Here is a change from sweet things. This recipe is ideal for using up cooked chicken.
Chicken, Pancetta & Chestnut Pie, Sunday Times
30g salted butter
2 leeks
150g pancetta, cubed
200g vacuum packed chestnuts, roughly chopped
450g roast chicken meat, skin removed
1 tbsp plain flour
200ml chicken stock
150ml single
cream
120ml white wine
3 sheets of filo pastry, 38cm x 30cm
3-4 tbsp sunflower oil
Heat the oven to 200C (220C non fan). Melt the butter in a large frying pan over a medium-high heat. Trim the leeks and cut into 2-3cm chunks. Toss the leeks into the pan and cook for 5 minutes or so until they soften and brown at the edges. Add the
pancetta and chestnuts to the pan and cook for 5 minutes until the pancetta has cooked through.
Shred the chicken into small pieces, then toss in the flour with plenty of salt and pepper.

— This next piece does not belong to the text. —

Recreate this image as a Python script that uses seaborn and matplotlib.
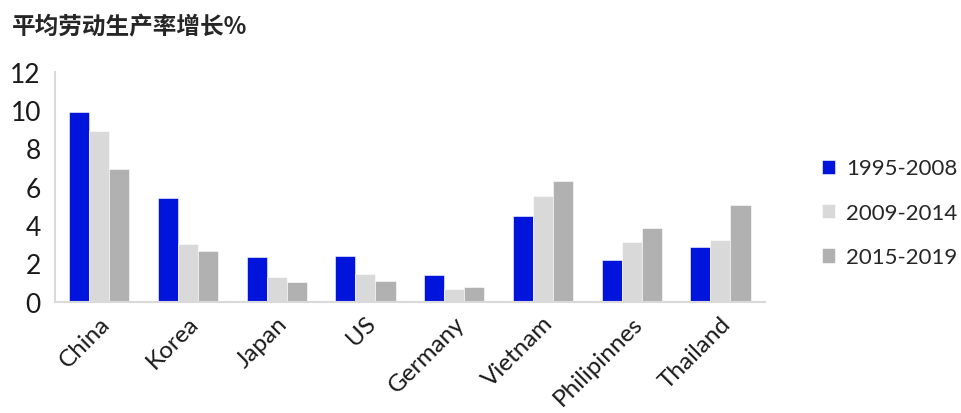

Add the floured chicken to the pan and mix with the other ingredients. Pour in the stock, cream and wine. Bring to the boil, then reduce the heat and allow the sauce to bubble for 4-5 minutes until it thickens. Remove from the heat and spoon everything
into an ovenproof pie dish.
Spread out the filo sheets and then fold in half and trim the folded edge. Use a pair of scissors to cut the layered sheets of pastry into 4 triangles. You should have 24 in all.
Pour the oil into a small bowl. Brush each triangle lightly with oil, then loosely scrunch it up. Place the scrunched pastry on top of the filling and repeat with each piece of pastry, until the pie is completely covered.
Bake in the oven for 30-35 minutes, until the pastry is crisp and golden and the filling is bubbling.